▶ Entries provided
[Start]
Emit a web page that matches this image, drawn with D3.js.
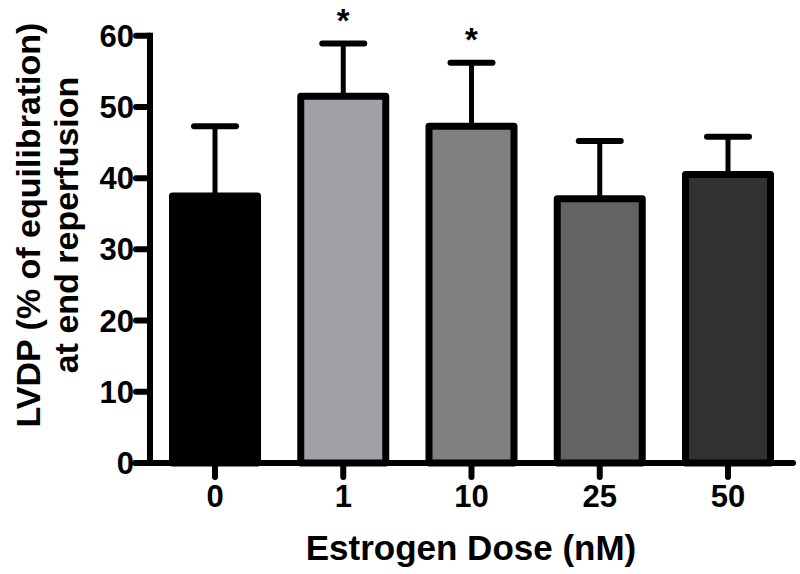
<!DOCTYPE html>
<html>
<head>
<meta charset="utf-8">
<script src="https://cdn.jsdelivr.net/npm/d3@7"></script>
<style>
  body { margin: 0; background: #fff; }
  svg { display: block; font-family: "Liberation Sans", Arial, sans-serif; font-weight: bold; }
</style>
</head>
<body>
<svg id="viz" width="800" height="574"></svg>
<script>
// LVDP at end reperfusion by estrogen dose
const doses = ["0", "1", "10", "25", "50"];
const means = [37.5, 51.5, 47.3, 37.1, 40.5];
const errUpper = [47.3, 58.9, 56.2, 45.2, 45.8];
const fills = ["#000000", "#a2a1a6", "#808080", "#636363", "#323232"];
const significant = [false, true, true, false, false];
const yTicks = [0, 10, 20, 30, 40, 50, 60];

const svg = d3.select("#viz");

const yScale = d3.scaleLinear().domain([0, 60]).range([463, 35.7]);
const xScale = d3.scalePoint().domain(doses).range([215, 728]);

const barW = 85;
const axisX = 150;

// error bars (drawn first so bars sit on top)
doses.forEach((d, i) => {
    const cx = xScale(d);
    svg.append("line")
        .attr("x1", cx).attr("x2", cx)
        .attr("y1", yScale(means[i])).attr("y2", yScale(errUpper[i]))
        .attr("stroke", "#000").attr("stroke-width", 5);
    svg.append("line")
        .attr("x1", cx - 21).attr("x2", cx + 21)
        .attr("y1", yScale(errUpper[i])).attr("y2", yScale(errUpper[i]))
        .attr("stroke", "#000").attr("stroke-width", 6)
        .attr("stroke-linecap", "round");
    if (significant[i]) {
        svg.append("text")
            .attr("x", cx)
            .attr("y", yScale(errUpper[i]) - 12)
            .attr("text-anchor", "middle")
            .attr("font-size", "33px")
            .text("*");
    }
});

// bars
doses.forEach((d, i) => {
    const cx = xScale(d);
    svg.append("rect")
        .attr("x", cx - barW / 2)
        .attr("y", yScale(means[i]))
        .attr("width", barW)
        .attr("height", yScale(0) - yScale(means[i]))
        .attr("fill", fills[i])
        .attr("stroke", "#000")
        .attr("stroke-width", 7)
        .attr("stroke-linejoin", "round");
});

// y axis
svg.append("line")
    .attr("x1", axisX).attr("x2", axisX)
    .attr("y1", yScale(60) - 3).attr("y2", yScale(0))
    .attr("stroke", "#000").attr("stroke-width", 6);

yTicks.forEach(t => {
    svg.append("line")
        .attr("x1", axisX - 14).attr("x2", axisX)
        .attr("y1", yScale(t)).attr("y2", yScale(t))
        .attr("stroke", "#000").attr("stroke-width", 6)
        .attr("stroke-linecap", "round");
    svg.append("text")
        .attr("x", axisX - 16)
        .attr("y", yScale(t) + 11)
        .attr("text-anchor", "end")
        .attr("font-size", "31px")
        .text(t);
});

// x axis
svg.append("line")
    .attr("x1", 135).attr("x2", 793)
    .attr("y1", yScale(0)).attr("y2", yScale(0))
    .attr("stroke", "#000").attr("stroke-width", 6)
    .attr("stroke-linecap", "round");

doses.forEach(d => {
    svg.append("line")
        .attr("x1", xScale(d)).attr("x2", xScale(d))
        .attr("y1", yScale(0)).attr("y2", yScale(0) + 14)
        .attr("stroke", "#000").attr("stroke-width", 6)
        .attr("stroke-linecap", "round");
    svg.append("text")
        .attr("x", xScale(d))
        .attr("y", 507)
        .attr("text-anchor", "middle")
        .attr("font-size", "31px")
        .text(d);
});

// axis titles
svg.append("text")
    .attr("x", 471)
    .attr("y", 560)
    .attr("text-anchor", "middle")
    .attr("font-size", "35px")
    .text("Estrogen Dose (nM)");

const yTitle = svg.append("text")
    .attr("transform", "translate(0,225) rotate(-90)")
    .attr("text-anchor", "middle")
    .attr("font-size", "34px");
yTitle.append("tspan").attr("x", 0).attr("y", 40).text("LVDP (% of equilibration)");
yTitle.append("tspan").attr("x", 0).attr("y", 78).text("at end reperfusion");
</script>
</body>
</html>
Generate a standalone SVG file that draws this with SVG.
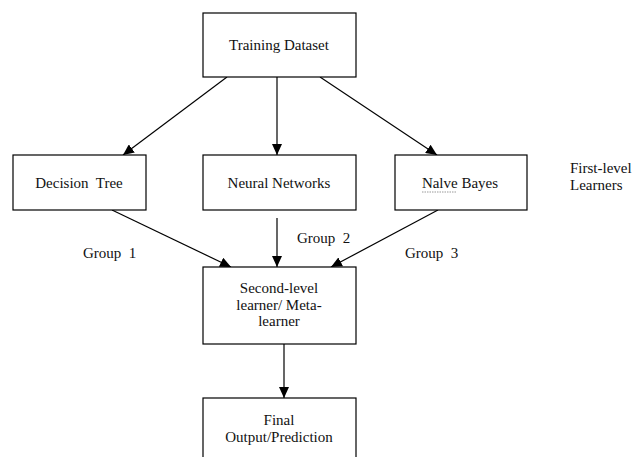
<svg xmlns="http://www.w3.org/2000/svg" width="633" height="457" viewBox="0 0 633 457">
<style>
.box{fill:#fff;stroke:#000;stroke-width:1.2}
.t{font-family:"Liberation Serif","Times New Roman",serif;font-size:15px;fill:#111;text-anchor:middle}
.l{font-family:"Liberation Serif","Times New Roman",serif;font-size:15px;fill:#111}
.c{stroke:#000;stroke-width:1.2;fill:none;marker-end:url(#ah)}
</style>
<defs>
<marker id="ah" markerUnits="userSpaceOnUse" markerWidth="12" markerHeight="10" refX="11" refY="5" orient="auto">
<path d="M0,0 L11,5 L0,10 Z" fill="#000"/>
</marker>
</defs>
<rect width="633" height="457" fill="#fff"/>
<g id="connectors">
<line class="c" x1="227" y1="77" x2="123" y2="155"/>
<line class="c" x1="277" y1="77" x2="277" y2="155"/>
<line class="c" x1="320" y1="77" x2="437" y2="155"/>
<line class="c" x1="112" y1="210" x2="231" y2="267"/>
<line class="c" x1="277" y1="218" x2="277" y2="267"/>
<line class="c" x1="438" y1="210" x2="331" y2="267"/>
<line class="c" x1="284" y1="344" x2="284" y2="398"/>
</g>
<g id="training">
<rect class="box" x="203" y="13" width="153" height="64"/>
<text class="t" x="279" y="50">Training Dataset</text>
</g>
<g id="decision-tree">
<rect class="box" x="13" y="155" width="133" height="55"/>
<text class="t" x="79" y="188" xml:space="preserve">Decision  Tree</text>
</g>
<g id="neural-networks">
<rect class="box" x="203" y="155" width="153" height="55"/>
<text class="t" x="279" y="188">Neural Networks</text>
</g>
<g id="naive-bayes">
<rect class="box" x="395" y="155" width="132" height="55"/>
<text class="t" x="460" y="188">Nalve Bayes</text>
<line x1="422" y1="192" x2="457" y2="192" stroke="#999" stroke-width="1" stroke-dasharray="1.5 1"/>
</g>
<g id="meta-learner">
<rect class="box" x="203" y="267" width="153" height="77"/>
<text class="t" x="279" y="293">Second-level</text>
<text class="t" x="279" y="310">learner/ Meta-</text>
<text class="t" x="279" y="326">learner</text>
</g>
<g id="final">
<rect class="box" x="203" y="398" width="153" height="70"/>
<text class="t" x="279" y="425">Final</text>
<text class="t" x="279" y="442">Output/Prediction</text>
</g>
<g id="labels">
<text class="l" x="83" y="258" xml:space="preserve">Group  1</text>
<text class="l" x="297" y="243" xml:space="preserve">Group  2</text>
<text class="l" x="405" y="258" xml:space="preserve">Group  3</text>
<text class="l" x="570" y="173">First-level</text>
<text class="l" x="570" y="190">Learners</text>
</g>
</svg>
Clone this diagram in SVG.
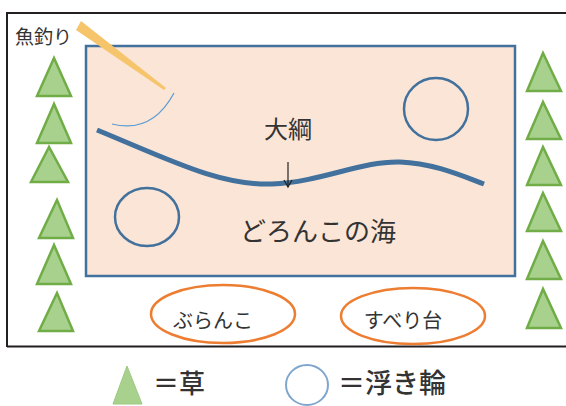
<svg xmlns="http://www.w3.org/2000/svg" width="566" height="406" viewBox="0 0 566 406">
  <style>
    .frame { fill: none; stroke: #231f20; stroke-width: 2; }
    .grass { fill: #a9d18e; stroke: #70ad47; stroke-width: 2.5; }
    .float { fill: none; stroke: #41719c; stroke-width: 2.5; }
    .play { fill: none; stroke: #ed7d31; stroke-width: 2.5; }
    .jp { font-family: "Noto Sans CJK JP", "Noto Sans CJK SC", sans-serif; fill: #333333; }
    .legend { font-family: "Noto Sans CJK JP", sans-serif; fill: #333333; font-weight: 500; }
  </style>
  <defs>
    <marker id="arrowOpen" markerWidth="10" markerHeight="10" refX="8" refY="5" orient="auto" markerUnits="userSpaceOnUse">
      <path d="M1,1 L8,5 L1,9" fill="none" stroke="#222" stroke-width="1.2"/>
    </marker>
  </defs>

  <!-- park boundary -->
  <g id="frame">
    <path class="frame" d="M7,347 L7,13 L566,13"/>
    <path class="frame" d="M7,346.5 L566,346.5"/>
  </g>

  <!-- pond -->
  <g id="pond">
    <rect x="86" y="46" width="429" height="230" fill="#fbe5d6" stroke="#41719c" stroke-width="2.5"/>
  </g>

  <!-- grass, left side -->
  <g id="grass-left">
    <polygon class="grass" points="54,58 37,96 71,96"/>
    <polygon class="grass" points="54,104 37,143 71,143"/>
    <polygon class="grass" points="49,147 31,182 68,182"/>
    <polygon class="grass" points="57,200 39,238 73,238"/>
    <polygon class="grass" points="54,245 37,284 71,284"/>
    <polygon class="grass" points="57,293 39,331 73,331"/>
  </g>

  <!-- grass, right side -->
  <g id="grass-right">
    <polygon class="grass" points="543,53 527,91 561,91"/>
    <polygon class="grass" points="543,102 527,139 561,139"/>
    <polygon class="grass" points="543,147 527,185 561,185"/>
    <polygon class="grass" points="543,193 527,231 561,231"/>
    <polygon class="grass" points="543,241 527,279 561,279"/>
    <polygon class="grass" points="543,289 527,328 561,328"/>
  </g>

  <!-- fishing rod and line -->
  <g id="fishing">
    <polygon points="81,21 76,30 164,90 166,88" fill="#f6c46a"/>
    <path d="M174,93 Q152,134 112,124" fill="none" stroke="#5b9bd5" stroke-width="1.2"/>
    <text class="jp" x="15" y="44" font-size="19">魚釣り</text>
  </g>

  <!-- floats -->
  <g id="float-1">
    <ellipse class="float" cx="436" cy="109" rx="32" ry="31"/>
  </g>
  <g id="float-2">
    <ellipse class="float" cx="147" cy="217" rx="32" ry="29"/>
  </g>

  <!-- big rope -->
  <g id="rope">
    <path d="M97,130 C170,160 220,186 272,184 C322,182 360,161 400,162 C432,163 460,175 484,184" fill="none" stroke="#41719c" stroke-width="5"/>
    <text class="jp" x="288" y="138" font-size="24" text-anchor="middle">大綱</text>
  </g>

  <g id="connectors">
    <line x1="288" y1="162" x2="288" y2="187" stroke="#222" stroke-width="1.2" marker-end="url(#arrowOpen)"/>
  </g>

  <g id="pond-label">
    <text class="jp" x="318" y="241" font-size="26" text-anchor="middle">どろんこの海</text>
  </g>

  <!-- playground -->
  <g id="swing">
    <ellipse class="play" cx="223" cy="314" rx="72" ry="29"/>
    <text class="jp" x="213" y="328" font-size="20" text-anchor="middle">ぶらんこ</text>
  </g>
  <g id="slide">
    <ellipse class="play" cx="413" cy="316" rx="72" ry="28"/>
    <text class="jp" x="403" y="328" font-size="20" text-anchor="middle">すべり台</text>
  </g>

  <!-- legend -->
  <g id="legend-grass">
    <polygon points="127,366 113,404 142,404" fill="#a9d18e" stroke="#9cc97f" stroke-width="1"/>
    <text class="legend" x="153" y="393" font-size="26">＝草</text>
  </g>
  <g id="legend-float">
    <ellipse cx="307" cy="385" rx="21" ry="20" fill="none" stroke="#7fa7ce" stroke-width="2"/>
    <text class="legend" x="338" y="393" font-size="27">＝浮き輪</text>
  </g>
</svg>
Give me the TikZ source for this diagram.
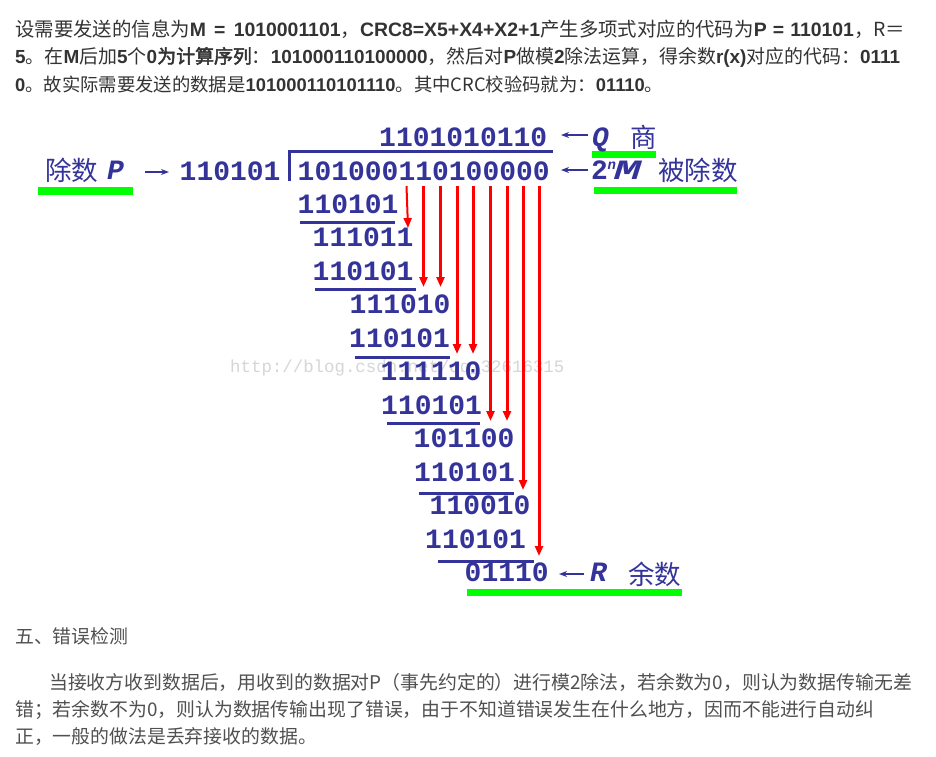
[End]
▶ To do
The images in the entries above should be left out; please reproduce exactly the lines from the first through the one containing "const axisX = 150;".

▶ Task response
Emit a web page that matches this image, drawn with D3.js.
<!DOCTYPE html>
<html>
<head>
<meta charset="utf-8">
<script src="https://cdn.jsdelivr.net/npm/d3@7"></script>
<style>
  body { margin: 0; background: #fff; }
  svg { display: block; font-family: "Liberation Sans", Arial, sans-serif; font-weight: bold; }
</style>
</head>
<body>
<svg id="viz" width="800" height="574"></svg>
<script>
// LVDP at end reperfusion by estrogen dose
const doses = ["0", "1", "10", "25", "50"];
const means = [37.5, 51.5, 47.3, 37.1, 40.5];
const errUpper = [47.3, 58.9, 56.2, 45.2, 45.8];
const fills = ["#000000", "#a2a1a6", "#808080", "#636363", "#323232"];
const significant = [false, true, true, false, false];
const yTicks = [0, 10, 20, 30, 40, 50, 60];

const svg = d3.select("#viz");

const yScale = d3.scaleLinear().domain([0, 60]).range([463, 35.7]);
const xScale = d3.scalePoint().domain(doses).range([215, 728]);

const barW = 85;
const axisX = 150;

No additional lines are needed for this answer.